With Summer House with Swimming Pool, Herman Koch faced a daunting yet enviable task. His previous novel, The Dinner, was a runaway best-seller across the globe, eliciting the sort of glowing reviews and lively cocktail conversations that most writers can only dream of. Even though Koch had already published five novels in his native Netherlands, The Dinner established his literary reputation on an international level. In the end, it became the most translated novel in Dutch history. How, then, could he possibly follow up this wildly successful novel?

Fans of The Dinner will be pleased to discover that Summer House with Swimming Pool shares many common themes and characteristics. Both explore the unspoken prejudices and violent urges that bubble just below the calm surface of the enlightened international elite. In addition, both are told by unreliable narrators whose compelling voices compensate for their somewhat unlikeable personalities. Koch credits his extensive background as an actor, both on Dutch radio and television, for helping him craft the right voices for his flawed narrators. “When you invent characters as an actor,” Koch says, “the main thing you have to figure out is the right kind of voice. The same goes for writing. In my experience, if you find the right voices for your characters, you’ve already done about 80 percent of the work in the book.”

The voice that Koch developed for Marc Schlosser, the narrator of Summer House with Swimming Pool, perfectly fits his personality: world-weary, opinionated, and aloof. A family practitioner whose practice caters to those in creative professions, Marc has lost his passion for work. He’s developed an aversion to the various medical tasks he routinely performs. “I envision Marc as someone who’s been in the profession for a long time,” Koch states. “He’s become jaded by the profession and his clients. He’s grown to dislike their bodies. There’s a sense that he’s not doing anything serious in his life.”

Cynical and reserved, Marc is quick to judge those around him, and not self-aware enough to recognize his own prejudices. In this way, he’s a prototypical unreliable narrator, just as Koch intended. “My real goal,” Koch tells me, “is that we as a reader might know more about the narrator than he does about himself. He might be intelligent, as Marc certainly is, but he’s too secure in his own beliefs and convinced that he’s doing the right thing.”

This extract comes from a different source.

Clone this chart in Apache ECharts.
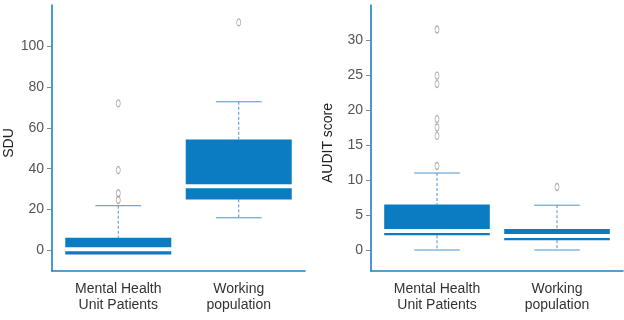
<!DOCTYPE html>
<html>
<head>
<meta charset="utf-8">
<script src="https://cdn.jsdelivr.net/npm/echarts@6/dist/echarts.min.js"></script>
<style>
  html, body { margin: 0; padding: 0; background: #fff; }
  #chart { width: 624px; height: 320px; }
</style>
</head>
<body>
<div id="chart"></div>
<script>
// categories on both panels
var categories = ['Mental Health\nUnit Patients', 'Working\npopulation'];

// box stats per group: [x, low whisker, q1, median, q3, high whisker]
var sduBoxes = [
  [1, -1.9, -1.9, 0.6, 6.3, 21.9],
  [2, 16.0, 25.0, 31.4, 54.3, 72.7]
];
var sduOutliers = [[1, 71.9], [1, 39.3], [1, 28.0], [1, 24.7], [2, 111.5]];
var sduTicks = [0, 20, 40, 60, 80, 100];

var auditBoxes = [
  [1, 0, 2.1, 2.7, 6.5, 11.0],
  [2, 0, 1.4, 2.0, 3.0, 6.4]
];
var auditOutliers = [
  [1, 31.5], [1, 24.9], [1, 23.7], [1, 18.7], [1, 17.5], [1, 16.3], [1, 12.0],
  [2, 9.0]
];
var auditTicks = [0, 5, 10, 15, 20, 25, 30];

var BLUE = '#0b7cc2';
var AXIS_BLUE = '#1b80c6';
var WHISKER = '#4b93cc';
var FONT = '"Liberation Sans", Arial, sans-serif';

// one box: dashed whiskers, caps, filled box, white gap for the median
function renderBox (params, api) {
  var x = api.value(0);
  var lo = api.coord([x, api.value(1)]);
  var q1 = api.coord([x, api.value(2)]);
  var med = api.coord([x, api.value(3)]);
  var q3 = api.coord([x, api.value(4)]);
  var hi = api.coord([x, api.value(5)]);
  var unit = api.size([1, 0])[0];
  var halfBox = unit * 0.44;
  var halfCap = unit * 0.19;
  var cx = q1[0];
  var kids = [];
  var dash = { stroke: WHISKER, lineWidth: 1, lineDash: [3, 2] };
  var cap = { stroke: WHISKER, lineWidth: 1 };
  if (hi[1] < q3[1] - 0.5) {
    kids.push({ type: 'line', shape: { x1: cx, y1: hi[1], x2: cx, y2: q3[1] }, style: dash });
    kids.push({ type: 'line', shape: { x1: cx - halfCap, y1: hi[1], x2: cx + halfCap, y2: hi[1] }, style: cap });
  }
  if (lo[1] > q1[1] + 0.5) {
    kids.push({ type: 'line', shape: { x1: cx, y1: q1[1], x2: cx, y2: lo[1] }, style: dash });
    kids.push({ type: 'line', shape: { x1: cx - halfCap, y1: lo[1], x2: cx + halfCap, y2: lo[1] }, style: cap });
  }
  kids.push({
    type: 'rect',
    shape: { x: cx - halfBox, y: q3[1], width: halfBox * 2, height: q1[1] - q3[1] },
    style: { fill: BLUE }
  });
  kids.push({
    type: 'line',
    shape: { x1: cx - halfBox - 1, y1: med[1], x2: cx + halfBox + 1, y2: med[1] },
    style: { stroke: '#fff', lineWidth: 4 }
  });
  return { type: 'group', children: kids };
}

function xAxisFor (gridIndex) {
  return {
    type: 'value', gridIndex: gridIndex, min: 0.45, max: 2.55,
    splitLine: { show: false },
    axisTick: { show: false },
    axisLine: { show: true, onZero: false, lineStyle: { color: AXIS_BLUE, width: 1.6 } },
    axisLabel: {
      customValues: [1, 2],
      margin: 10,
      color: '#333',
      fontFamily: FONT,
      fontSize: 14,
      lineHeight: 16,
      formatter: function (v) { return categories[Math.round(v) - 1] || ''; }
    }
  };
}

function yAxisFor (gridIndex, name, min, max, ticks) {
  return {
    type: 'value', gridIndex: gridIndex, min: min, max: max,
    name: name, nameLocation: 'middle', nameGap: 36,
    nameTextStyle: { color: '#222', fontFamily: FONT, fontSize: 14, padding: [0, 10, 0, 0] },
    splitLine: { show: false },
    axisLine: { show: true, onZero: false, lineStyle: { color: AXIS_BLUE, width: 1.6 } },
    axisTick: { show: true, length: 5, customValues: ticks, lineStyle: { color: '#888' } },
    axisLabel: { customValues: ticks, margin: 8, color: '#555', fontFamily: FONT, fontSize: 14 }
  };
}

function outlierSeries (axisIndex, data) {
  return {
    type: 'scatter', xAxisIndex: axisIndex, yAxisIndex: axisIndex,
    data: data, symbol: 'circle', symbolSize: [4, 7],
    itemStyle: { color: 'rgba(0,0,0,0)', borderColor: '#9a9a9a', borderWidth: 1 },
    z: 5
  };
}

var chart = echarts.init(document.getElementById('chart'), null, { renderer: 'canvas' });
chart.setOption({
  animation: false,
  backgroundColor: '#fff',
  grid: [
    { left: 52, top: 5, width: 253, height: 266 },
    { left: 371, top: 5, width: 252, height: 266 }
  ],
  xAxis: [xAxisFor(0), xAxisFor(1)],
  yAxis: [
    yAxisFor(0, 'SDU', -10, 120, sduTicks),
    yAxisFor(1, 'AUDIT score', -3, 35, auditTicks)
  ],
  series: [
    {
      type: 'custom', xAxisIndex: 0, yAxisIndex: 0,
      renderItem: renderBox, data: sduBoxes,
      encode: { x: 0, y: [1, 2, 3, 4, 5] }
    },
    outlierSeries(0, sduOutliers),
    {
      type: 'custom', xAxisIndex: 1, yAxisIndex: 1,
      renderItem: renderBox, data: auditBoxes,
      encode: { x: 0, y: [1, 2, 3, 4, 5] }
    },
    outlierSeries(1, auditOutliers)
  ]
});
</script>
</body>
</html>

Appropriately, Summer House with Swimming Pool hinges on a terrible act that Marc potentially misinterprets. One of his patients, Ralph Meier, a renowned actor and unabashed womanizer, invites Marc and his family to a posh beach house for the summer. Shortly thereafter, Marc’s oldest daughter is found unconscious on the beach, the apparent victim of a sexual assault, even though when she reawakens she claims to have no memory of what occurred. Marc convinces himself that Ralph committed the crime and becomes consumed with the idea of revenge. When Ralph shows up at his practice in failing health afterward, Marc purposefully misdiagnoses the condition, putting his practice and Ralph’s life in jeopardy.HK Cover

More than anything, with his last two novels Koch has proven himself adept at creating complicated antiheroes—deeply flawed, somewhat unlikeable protagonists who remain compelling despite their ethically questionable decisions. When asked why he’s drawn to such individuals, Koch replies: “I was thinking a lot about characters in TV series like Tony Soprano and Don Draper who are not sympathetic in many ways and often do horrible acts, but at the same time viewers come to feel for them in certain ways, to understand the world through their eyes. That’s what I was striving for in a sense with my last two novels.”

Even though Marc exhibits certain sociopathic characteristics, Koch keeps readers invested in him by grounding his dubious actions in a plausible parental instinct to avenge his daughter’s honor. Ultimately, Summer House with Swimming Pool forces us to consider an uncomfortable, vexing question: How would we, as parents, have reacted if the same thing had supposedly happened to our daughter?